Carbon nanotubes for cool running

Carbon nanotubes may soon be integrated into ever-shrinking portable electronic gadgets to help ensure the equipment does not overheat, malfunction, or fail.

The chips inside an electronic device give off heat as a by-product of power consumption when the object is on or being used. To reduce high temperatures, heat sinks are attached to the back of the chips to draw thermal energy away from the microprocessor and transfer it into the surrounding air. Fans or fluids are sometimes used to improve the cooling process, but they increase the device weight, size, and bulk.

Using microfin structures made of aligned multi-walled carbon nanotube arrays mounted to the back of silicon chips, researchers from Rensselaer Polytechnic Institute and the University of Oulu in Finland have proven that nanotubes can dissipate chip heat as effectively as copper — the best known, but most costly, material for thermal management applications. The nanotubes are also more flexible, resilient, and 10 times lighter than any other cooling material available.

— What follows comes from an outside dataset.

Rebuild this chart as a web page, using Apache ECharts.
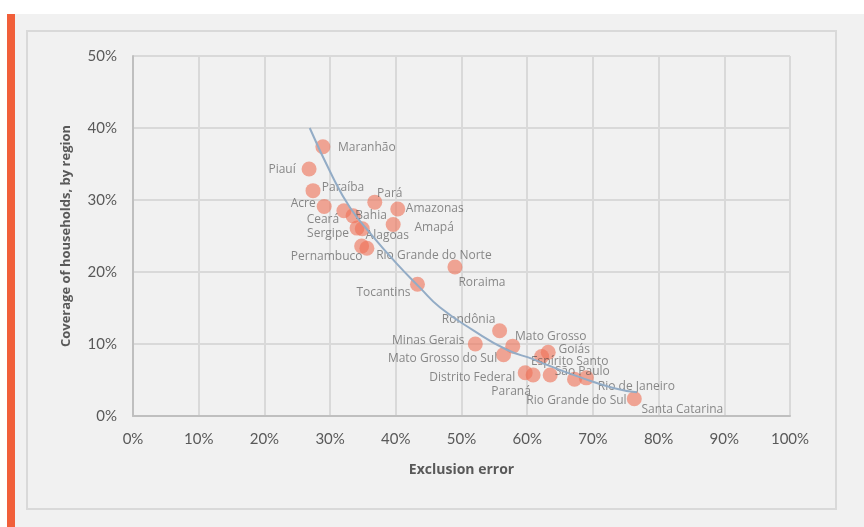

‘As devices continue to decrease in dimension, there is a growing need for miniature on-chip thermal management applications,’ said Robert Vajtai, a researcher with the Rensselaer Nanotechnology Centre and corresponding author on the paper. ‘When reduced to sub-millimetre sizes, the integrity of materials typically used for cooling structures breaks down. Silicon becomes very brittle and easily shatters, while metallic structures become bendable and weak.’

Carbon nanotubes, however, maintain their combination of high strength, low weight, and excellent conductivity, and the carbon nanotube coolers can be manufactured very cost effectively, Vajtai said.

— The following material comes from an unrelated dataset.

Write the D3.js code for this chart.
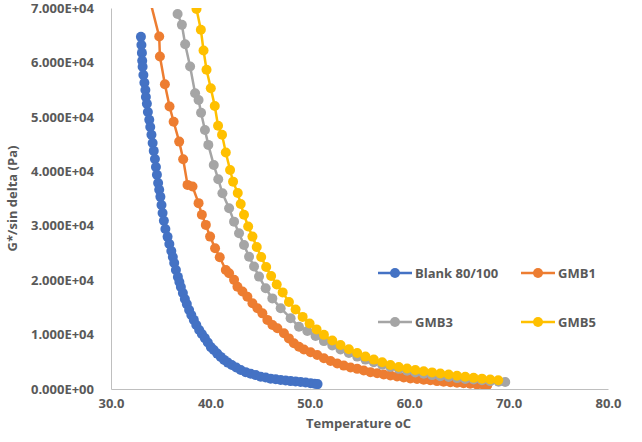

The researchers have developed a simple and scalable assembly,  using a processing and transfer technique to integrate the nanotube structures on the chip. Thick films consisting of 1.2 millimetre long multi-walled carbon nanotubes were grown and detached from silicon/silicon oxide templates, and a laser was used to carve out freestanding 10x10 fin array blocks. The bottoms of the nanotube cooler blocks were then soldered onto the backside of a thermometer test chip that was mounted on a silicon substrate.

This technique uses conventional manufacturing methods, providing an easy protocol to transfer and integrate nanotube arrays onto the silicon platforms currently used in electric circuits consisting of miniaturized components, according to the researchers.

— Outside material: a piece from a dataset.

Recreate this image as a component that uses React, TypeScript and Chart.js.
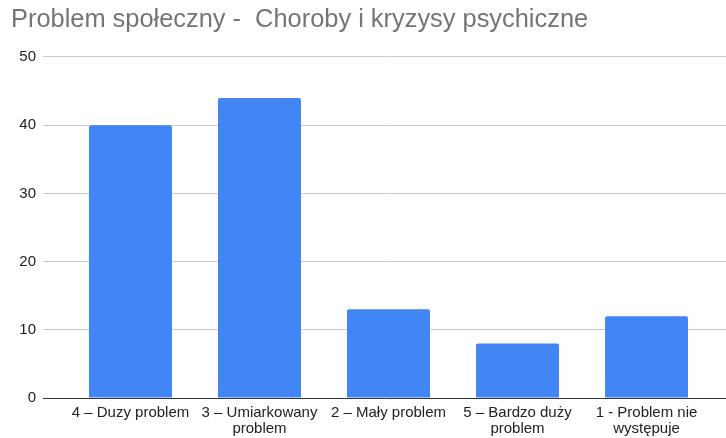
import React, { useEffect, useRef } from "react";
import { Chart, registerables } from "chart.js";

Chart.register(...registerables);

const TITLE = "Problem społeczny -  Choroby i kryzysy psychiczne";
const categories: string[][] = [
  ["4 – Duzy problem"],
  ["3 – Umiarkowany", "problem"],
  ["2 – Mały problem"],
  ["5 – Bardzo duży", "problem"],
  ["1 - Problem nie", "występuje"],
];
const values: number[] = [40, 44, 13, 8, 12];
const yMin = 0;
const yMax = 50;
const yStep = 10;

const FONT = "Arial, 'Liberation Sans', sans-serif";

export default function App() {
  const ref = useRef<HTMLCanvasElement | null>(null);

  useEffect(() => {
    if (!ref.current) return;
    const chart = new Chart(ref.current, {
      type: "bar",
      data: {
        datasets: [
          {
            data: values.map((v, i) => ({ x: i, y: v })),
            backgroundColor: "#4285F4",
            categoryPercentage: 1,
            barPercentage: 0.643,
            borderRadius: 2,
          } as any,
        ],
      },
      options: {
        animation: false,
        responsive: false,
        maintainAspectRatio: false,
        layout: { padding: { left: 11, right: 0, top: 0, bottom: 0 } },
        plugins: {
          legend: { display: false },
          tooltip: { enabled: false },
          title: {
            display: true,
            text: TITLE,
            align: "start",
            color: "#757575",
            font: { family: FONT, size: 25.4, weight: "normal", lineHeight: 1.2 },
            padding: { top: 5, bottom: 21.5 },
          },
        },
        scales: {
          x: {
            type: "linear",
            offset: false,
            min: -0.678,
            max: 4.616,
            grid: { display: false, drawTicks: false, tickLength: 0 },
            border: { display: false },
            afterBuildTicks: (s: any) => {
              s.ticks = categories.map((_, i) => ({ value: i }));
            },
            afterFit: (s: any) => {
              s.height = 40;
            },
            ticks: {
              autoSkip: false,
              maxRotation: 0,
              minRotation: 0,
              padding: 7,
              color: "#222222",
              font: { family: FONT, size: 15, lineHeight: 1.07 },
              callback: (v: any) => categories[v as number] ?? "",
            },
          },
          y: {
            min: yMin,
            max: yMax,
            ticks: {
              stepSize: yStep,
              padding: 7,
              color: "#222222",
              font: { family: FONT, size: 15 },
            },
            grid: {
              drawTicks: false,
              tickLength: 0,
              color: (c: any) => (c.tick && c.tick.value === 0 ? "#333333" : "#cccccc"),
            },
            border: { display: false },
            afterFit: (s: any) => {
              s.width = 32;
            },
          },
        },
      } as any,
    });
    return () => chart.destroy();
  }, []);

  return (
    <div style={{ position: "absolute", left: 0, top: 0, width: 726, height: 438, background: "#fff" }}>
      <canvas ref={ref} width={726} height={438} style={{ display: "block" }} />
    </div>
  );
}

Compared to a chip with no cooling source, 11 per cent more power was dissipated from the chip mounted with the nanotube cooler. Under forced nitrogen flow, the cooling performance with the fins was improved by 19 per cent.

The researchers are continuing to explore a variety of techniques to further optimise the nanotube's cooling capabilities by improving the thermal interface between the chip and the nanotube, enlarging the cooler's surface area, and perfecting the fin-array geometry.